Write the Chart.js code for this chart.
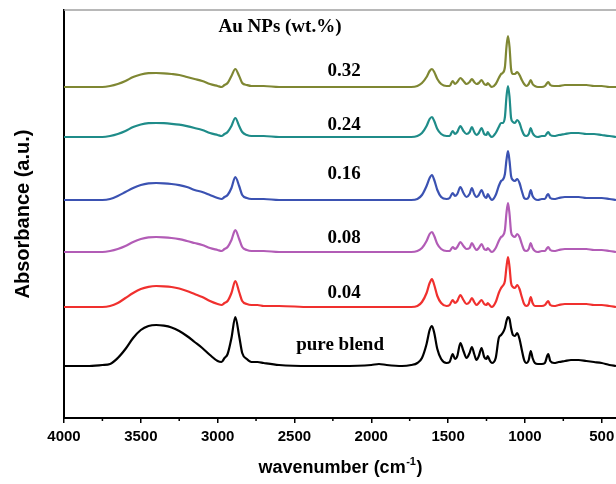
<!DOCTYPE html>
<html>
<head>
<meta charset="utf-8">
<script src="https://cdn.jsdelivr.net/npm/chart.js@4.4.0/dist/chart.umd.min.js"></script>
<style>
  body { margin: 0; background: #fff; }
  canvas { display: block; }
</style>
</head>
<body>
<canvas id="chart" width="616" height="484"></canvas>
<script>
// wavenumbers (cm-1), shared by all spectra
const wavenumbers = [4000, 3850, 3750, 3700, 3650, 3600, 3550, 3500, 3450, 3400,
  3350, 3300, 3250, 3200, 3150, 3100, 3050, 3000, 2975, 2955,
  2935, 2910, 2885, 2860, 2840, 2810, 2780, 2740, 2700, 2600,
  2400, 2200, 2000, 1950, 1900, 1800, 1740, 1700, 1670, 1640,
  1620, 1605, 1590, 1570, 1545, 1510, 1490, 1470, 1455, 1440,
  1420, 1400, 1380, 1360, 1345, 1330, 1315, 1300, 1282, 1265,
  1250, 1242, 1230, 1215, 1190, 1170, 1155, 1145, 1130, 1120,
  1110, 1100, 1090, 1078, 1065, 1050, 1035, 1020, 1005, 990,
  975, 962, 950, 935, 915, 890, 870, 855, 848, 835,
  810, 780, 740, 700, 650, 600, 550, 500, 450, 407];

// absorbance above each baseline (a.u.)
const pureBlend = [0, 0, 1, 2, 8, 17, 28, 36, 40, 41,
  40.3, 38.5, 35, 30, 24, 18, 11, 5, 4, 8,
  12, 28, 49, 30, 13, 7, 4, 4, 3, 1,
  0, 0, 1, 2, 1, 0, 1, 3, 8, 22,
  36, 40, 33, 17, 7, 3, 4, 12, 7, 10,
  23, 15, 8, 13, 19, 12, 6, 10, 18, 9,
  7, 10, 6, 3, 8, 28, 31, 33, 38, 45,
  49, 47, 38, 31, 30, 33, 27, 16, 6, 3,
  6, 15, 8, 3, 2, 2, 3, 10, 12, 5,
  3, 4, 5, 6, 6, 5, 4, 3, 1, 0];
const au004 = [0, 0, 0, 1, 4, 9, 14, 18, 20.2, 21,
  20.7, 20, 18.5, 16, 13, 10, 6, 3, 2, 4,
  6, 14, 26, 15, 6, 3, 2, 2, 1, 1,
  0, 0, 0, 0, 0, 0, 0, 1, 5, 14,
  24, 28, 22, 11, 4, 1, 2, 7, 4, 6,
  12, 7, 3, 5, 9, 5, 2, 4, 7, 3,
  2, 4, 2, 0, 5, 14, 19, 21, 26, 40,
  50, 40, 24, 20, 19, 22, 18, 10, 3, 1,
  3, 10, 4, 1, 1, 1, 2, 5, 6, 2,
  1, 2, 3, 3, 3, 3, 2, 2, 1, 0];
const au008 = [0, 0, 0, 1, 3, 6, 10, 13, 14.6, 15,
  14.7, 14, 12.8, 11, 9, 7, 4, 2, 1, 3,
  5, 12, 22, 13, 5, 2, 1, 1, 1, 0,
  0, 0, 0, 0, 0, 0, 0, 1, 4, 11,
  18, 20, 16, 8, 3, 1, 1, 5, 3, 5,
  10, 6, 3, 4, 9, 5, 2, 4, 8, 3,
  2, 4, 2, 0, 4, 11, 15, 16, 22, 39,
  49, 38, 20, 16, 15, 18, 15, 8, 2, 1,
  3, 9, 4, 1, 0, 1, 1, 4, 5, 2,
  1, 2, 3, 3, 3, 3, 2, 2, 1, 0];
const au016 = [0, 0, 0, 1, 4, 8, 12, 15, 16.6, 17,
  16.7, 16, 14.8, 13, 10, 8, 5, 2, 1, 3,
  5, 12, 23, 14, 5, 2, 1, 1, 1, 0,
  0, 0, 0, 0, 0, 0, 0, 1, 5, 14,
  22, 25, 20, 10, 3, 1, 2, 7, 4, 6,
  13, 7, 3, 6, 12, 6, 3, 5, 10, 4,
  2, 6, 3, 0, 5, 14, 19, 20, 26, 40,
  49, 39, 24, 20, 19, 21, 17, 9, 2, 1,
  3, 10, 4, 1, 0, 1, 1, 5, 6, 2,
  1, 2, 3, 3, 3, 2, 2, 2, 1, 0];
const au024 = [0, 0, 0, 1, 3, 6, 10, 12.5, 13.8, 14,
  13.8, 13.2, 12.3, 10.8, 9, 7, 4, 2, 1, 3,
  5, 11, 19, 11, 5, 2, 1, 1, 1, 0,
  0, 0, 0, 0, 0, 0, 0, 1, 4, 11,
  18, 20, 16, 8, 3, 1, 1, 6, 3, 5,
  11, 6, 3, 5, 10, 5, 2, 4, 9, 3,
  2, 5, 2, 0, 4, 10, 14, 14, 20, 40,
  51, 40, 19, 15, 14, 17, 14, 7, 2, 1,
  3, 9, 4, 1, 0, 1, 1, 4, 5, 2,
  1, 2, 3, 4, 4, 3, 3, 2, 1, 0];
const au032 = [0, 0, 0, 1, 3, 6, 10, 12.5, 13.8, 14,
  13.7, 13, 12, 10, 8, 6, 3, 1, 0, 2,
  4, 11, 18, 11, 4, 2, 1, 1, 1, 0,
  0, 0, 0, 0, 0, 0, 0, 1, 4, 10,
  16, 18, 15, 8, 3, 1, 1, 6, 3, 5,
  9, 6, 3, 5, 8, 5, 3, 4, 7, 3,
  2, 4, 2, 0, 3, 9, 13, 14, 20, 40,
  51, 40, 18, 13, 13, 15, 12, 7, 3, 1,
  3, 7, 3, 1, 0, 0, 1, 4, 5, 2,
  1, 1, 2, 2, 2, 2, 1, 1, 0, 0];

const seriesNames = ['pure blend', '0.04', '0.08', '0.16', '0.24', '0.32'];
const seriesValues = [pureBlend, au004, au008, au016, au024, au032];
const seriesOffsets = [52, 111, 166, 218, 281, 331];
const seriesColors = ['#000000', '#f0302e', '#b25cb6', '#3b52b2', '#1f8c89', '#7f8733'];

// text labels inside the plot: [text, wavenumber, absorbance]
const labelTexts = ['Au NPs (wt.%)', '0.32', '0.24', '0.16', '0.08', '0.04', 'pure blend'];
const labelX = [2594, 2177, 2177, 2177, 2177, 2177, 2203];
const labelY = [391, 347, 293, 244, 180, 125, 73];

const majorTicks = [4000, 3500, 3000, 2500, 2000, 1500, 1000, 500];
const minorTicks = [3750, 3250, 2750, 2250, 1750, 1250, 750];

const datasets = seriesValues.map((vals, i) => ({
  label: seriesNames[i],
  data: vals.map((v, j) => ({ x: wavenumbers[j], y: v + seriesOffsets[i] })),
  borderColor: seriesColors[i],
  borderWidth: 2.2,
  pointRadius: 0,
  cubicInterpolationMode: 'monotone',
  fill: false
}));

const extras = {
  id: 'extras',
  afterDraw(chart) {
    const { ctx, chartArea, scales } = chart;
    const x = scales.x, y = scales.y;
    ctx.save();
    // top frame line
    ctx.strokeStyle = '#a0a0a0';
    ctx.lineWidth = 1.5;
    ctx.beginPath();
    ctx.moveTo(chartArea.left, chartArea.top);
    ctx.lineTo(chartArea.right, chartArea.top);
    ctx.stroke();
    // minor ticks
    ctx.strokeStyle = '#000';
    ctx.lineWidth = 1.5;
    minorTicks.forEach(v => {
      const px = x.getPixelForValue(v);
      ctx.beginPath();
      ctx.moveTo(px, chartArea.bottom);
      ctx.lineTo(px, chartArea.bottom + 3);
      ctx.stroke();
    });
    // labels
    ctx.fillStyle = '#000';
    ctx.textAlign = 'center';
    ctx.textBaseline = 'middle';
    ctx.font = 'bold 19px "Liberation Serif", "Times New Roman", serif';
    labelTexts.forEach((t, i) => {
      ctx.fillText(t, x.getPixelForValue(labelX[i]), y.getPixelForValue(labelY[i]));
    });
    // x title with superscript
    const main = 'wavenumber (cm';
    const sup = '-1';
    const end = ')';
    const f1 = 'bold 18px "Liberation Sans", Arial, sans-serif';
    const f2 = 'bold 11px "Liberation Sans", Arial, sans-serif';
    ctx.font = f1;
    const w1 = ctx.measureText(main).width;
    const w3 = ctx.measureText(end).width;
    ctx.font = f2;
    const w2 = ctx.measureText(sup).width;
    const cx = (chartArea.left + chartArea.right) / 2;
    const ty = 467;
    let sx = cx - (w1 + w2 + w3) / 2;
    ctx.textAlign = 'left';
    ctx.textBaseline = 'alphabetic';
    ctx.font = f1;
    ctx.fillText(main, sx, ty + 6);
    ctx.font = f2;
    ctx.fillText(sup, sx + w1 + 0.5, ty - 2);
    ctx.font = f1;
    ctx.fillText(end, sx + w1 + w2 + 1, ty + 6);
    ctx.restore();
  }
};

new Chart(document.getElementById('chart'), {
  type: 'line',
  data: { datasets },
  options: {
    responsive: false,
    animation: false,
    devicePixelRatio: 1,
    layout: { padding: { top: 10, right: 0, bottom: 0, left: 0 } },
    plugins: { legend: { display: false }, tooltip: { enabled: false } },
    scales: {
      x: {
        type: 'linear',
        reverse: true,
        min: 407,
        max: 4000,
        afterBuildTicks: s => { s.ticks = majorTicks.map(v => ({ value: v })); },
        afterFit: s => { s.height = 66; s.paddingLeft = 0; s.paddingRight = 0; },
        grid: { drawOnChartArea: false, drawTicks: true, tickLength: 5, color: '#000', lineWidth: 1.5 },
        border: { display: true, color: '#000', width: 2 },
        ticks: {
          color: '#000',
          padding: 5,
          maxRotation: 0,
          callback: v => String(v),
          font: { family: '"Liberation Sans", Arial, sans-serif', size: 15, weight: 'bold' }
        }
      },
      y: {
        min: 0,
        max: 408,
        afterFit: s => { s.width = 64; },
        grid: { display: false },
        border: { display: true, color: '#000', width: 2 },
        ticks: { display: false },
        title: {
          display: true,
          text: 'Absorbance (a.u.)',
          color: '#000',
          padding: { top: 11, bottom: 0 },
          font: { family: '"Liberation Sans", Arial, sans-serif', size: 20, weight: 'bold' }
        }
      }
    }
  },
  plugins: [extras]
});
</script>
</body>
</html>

★ ★ ★

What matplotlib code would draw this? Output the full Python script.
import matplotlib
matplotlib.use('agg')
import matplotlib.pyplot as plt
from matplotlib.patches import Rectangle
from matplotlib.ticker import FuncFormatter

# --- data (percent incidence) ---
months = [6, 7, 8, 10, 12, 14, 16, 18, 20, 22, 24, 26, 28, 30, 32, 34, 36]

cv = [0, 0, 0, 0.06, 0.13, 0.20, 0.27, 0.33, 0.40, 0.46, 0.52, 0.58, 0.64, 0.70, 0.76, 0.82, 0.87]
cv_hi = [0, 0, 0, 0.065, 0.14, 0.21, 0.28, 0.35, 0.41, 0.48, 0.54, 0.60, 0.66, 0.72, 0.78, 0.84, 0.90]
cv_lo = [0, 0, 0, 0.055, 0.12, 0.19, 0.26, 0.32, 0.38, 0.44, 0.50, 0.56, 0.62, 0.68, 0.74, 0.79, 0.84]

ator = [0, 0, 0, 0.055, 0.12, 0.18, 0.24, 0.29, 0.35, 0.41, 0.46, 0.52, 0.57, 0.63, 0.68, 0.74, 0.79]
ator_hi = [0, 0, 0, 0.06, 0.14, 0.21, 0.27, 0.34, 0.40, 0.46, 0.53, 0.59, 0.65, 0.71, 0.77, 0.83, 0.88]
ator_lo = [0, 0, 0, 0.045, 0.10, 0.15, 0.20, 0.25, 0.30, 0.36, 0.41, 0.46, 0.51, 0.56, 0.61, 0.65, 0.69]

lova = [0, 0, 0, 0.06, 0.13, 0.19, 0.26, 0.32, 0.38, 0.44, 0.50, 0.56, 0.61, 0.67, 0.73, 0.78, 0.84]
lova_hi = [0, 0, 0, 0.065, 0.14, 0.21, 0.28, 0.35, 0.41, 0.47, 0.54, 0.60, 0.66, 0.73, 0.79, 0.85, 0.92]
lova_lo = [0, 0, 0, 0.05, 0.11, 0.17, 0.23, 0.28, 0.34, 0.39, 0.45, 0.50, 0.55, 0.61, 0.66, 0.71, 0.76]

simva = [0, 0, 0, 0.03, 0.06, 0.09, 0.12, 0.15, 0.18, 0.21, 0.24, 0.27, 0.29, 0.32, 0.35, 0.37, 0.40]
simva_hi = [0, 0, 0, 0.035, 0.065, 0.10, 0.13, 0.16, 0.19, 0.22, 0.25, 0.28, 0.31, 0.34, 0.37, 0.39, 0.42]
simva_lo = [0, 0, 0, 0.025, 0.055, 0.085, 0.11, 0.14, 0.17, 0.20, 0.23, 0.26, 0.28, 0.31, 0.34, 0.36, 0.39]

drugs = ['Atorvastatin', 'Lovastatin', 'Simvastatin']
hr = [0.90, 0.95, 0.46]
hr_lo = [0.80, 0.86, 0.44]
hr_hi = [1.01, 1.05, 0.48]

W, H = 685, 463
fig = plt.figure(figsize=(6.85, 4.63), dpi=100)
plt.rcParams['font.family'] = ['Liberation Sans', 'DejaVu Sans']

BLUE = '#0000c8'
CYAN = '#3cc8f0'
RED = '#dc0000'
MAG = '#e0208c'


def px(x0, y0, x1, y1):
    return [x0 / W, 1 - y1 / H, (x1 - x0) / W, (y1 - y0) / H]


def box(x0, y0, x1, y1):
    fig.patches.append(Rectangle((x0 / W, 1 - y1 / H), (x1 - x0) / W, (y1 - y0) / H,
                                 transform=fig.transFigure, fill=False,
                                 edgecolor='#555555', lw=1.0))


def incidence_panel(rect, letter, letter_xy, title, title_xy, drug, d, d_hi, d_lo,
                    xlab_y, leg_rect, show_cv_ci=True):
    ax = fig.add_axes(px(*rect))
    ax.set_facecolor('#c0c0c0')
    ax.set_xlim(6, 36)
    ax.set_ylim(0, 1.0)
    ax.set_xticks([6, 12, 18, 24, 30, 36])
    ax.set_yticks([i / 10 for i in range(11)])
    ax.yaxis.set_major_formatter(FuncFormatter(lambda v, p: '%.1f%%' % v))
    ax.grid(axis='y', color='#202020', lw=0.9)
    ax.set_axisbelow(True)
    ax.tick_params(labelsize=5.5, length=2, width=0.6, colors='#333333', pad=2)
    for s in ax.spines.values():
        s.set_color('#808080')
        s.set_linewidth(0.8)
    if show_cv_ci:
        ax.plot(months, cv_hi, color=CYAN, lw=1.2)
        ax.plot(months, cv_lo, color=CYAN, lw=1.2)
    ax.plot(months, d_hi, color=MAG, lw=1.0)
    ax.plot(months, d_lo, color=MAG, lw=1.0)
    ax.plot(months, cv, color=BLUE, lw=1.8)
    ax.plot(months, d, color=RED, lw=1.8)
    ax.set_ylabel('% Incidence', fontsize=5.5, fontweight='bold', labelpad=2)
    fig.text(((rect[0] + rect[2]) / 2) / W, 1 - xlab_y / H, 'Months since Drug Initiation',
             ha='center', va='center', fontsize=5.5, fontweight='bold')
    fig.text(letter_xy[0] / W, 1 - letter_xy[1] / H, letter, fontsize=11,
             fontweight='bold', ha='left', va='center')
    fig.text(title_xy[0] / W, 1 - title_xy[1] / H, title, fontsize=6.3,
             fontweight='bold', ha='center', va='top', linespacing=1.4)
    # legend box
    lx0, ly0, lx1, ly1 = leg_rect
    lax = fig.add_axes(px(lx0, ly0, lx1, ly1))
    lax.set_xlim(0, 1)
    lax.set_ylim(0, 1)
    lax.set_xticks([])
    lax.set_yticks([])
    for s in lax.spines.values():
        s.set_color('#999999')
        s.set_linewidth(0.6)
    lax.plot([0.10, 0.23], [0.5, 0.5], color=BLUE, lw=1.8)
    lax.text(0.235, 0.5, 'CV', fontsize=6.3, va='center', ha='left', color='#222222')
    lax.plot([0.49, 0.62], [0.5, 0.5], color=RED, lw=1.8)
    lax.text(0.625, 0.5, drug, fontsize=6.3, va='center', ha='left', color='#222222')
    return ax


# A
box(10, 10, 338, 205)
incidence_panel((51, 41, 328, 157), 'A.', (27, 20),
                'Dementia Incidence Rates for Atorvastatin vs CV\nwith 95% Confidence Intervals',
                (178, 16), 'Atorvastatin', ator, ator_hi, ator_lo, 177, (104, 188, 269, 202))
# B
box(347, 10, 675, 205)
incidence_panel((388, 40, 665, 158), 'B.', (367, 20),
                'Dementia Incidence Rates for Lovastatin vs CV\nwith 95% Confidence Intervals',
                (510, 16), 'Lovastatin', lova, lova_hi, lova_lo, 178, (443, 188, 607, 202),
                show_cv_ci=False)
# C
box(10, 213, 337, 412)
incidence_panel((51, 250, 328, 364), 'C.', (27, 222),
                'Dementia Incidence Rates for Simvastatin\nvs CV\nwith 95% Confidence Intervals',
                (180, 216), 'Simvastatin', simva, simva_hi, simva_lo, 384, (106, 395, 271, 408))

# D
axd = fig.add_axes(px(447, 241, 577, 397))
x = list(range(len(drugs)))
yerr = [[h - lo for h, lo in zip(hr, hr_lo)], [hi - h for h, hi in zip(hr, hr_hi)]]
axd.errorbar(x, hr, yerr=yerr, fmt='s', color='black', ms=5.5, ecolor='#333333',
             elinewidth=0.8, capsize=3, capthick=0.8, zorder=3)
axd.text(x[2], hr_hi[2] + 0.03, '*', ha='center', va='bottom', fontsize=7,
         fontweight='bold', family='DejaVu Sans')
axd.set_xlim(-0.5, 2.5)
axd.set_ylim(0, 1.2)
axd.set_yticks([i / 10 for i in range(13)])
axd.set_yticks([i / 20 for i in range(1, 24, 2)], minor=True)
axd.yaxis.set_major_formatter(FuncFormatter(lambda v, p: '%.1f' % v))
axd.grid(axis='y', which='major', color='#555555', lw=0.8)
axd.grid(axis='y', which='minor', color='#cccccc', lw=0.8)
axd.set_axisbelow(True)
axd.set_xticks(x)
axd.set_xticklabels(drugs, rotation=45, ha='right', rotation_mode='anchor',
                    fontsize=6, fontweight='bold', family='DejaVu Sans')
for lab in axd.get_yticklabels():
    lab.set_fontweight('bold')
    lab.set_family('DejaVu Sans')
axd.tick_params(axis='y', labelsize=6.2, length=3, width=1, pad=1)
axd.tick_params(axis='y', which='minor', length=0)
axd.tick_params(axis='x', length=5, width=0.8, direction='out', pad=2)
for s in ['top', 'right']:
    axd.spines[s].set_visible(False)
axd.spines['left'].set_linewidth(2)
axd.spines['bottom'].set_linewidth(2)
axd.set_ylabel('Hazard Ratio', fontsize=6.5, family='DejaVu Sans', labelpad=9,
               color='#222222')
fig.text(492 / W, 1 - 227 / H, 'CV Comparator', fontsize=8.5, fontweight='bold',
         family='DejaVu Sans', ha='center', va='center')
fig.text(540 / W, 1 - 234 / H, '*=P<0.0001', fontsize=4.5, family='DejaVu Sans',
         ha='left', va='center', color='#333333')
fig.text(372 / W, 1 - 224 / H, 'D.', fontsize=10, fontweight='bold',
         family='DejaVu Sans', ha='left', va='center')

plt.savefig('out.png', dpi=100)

★ ★ ★

# [Work to complete]
Show every line of the records above that contains the word "matplotlib".

# [Exercise output]
What matplotlib code would draw this? Output the full Python script.
import matplotlib
matplotlib.use('agg')
import matplotlib.pyplot as plt
from matplotlib.patches import Rectangle
from matplotlib.ticker import FuncFormatter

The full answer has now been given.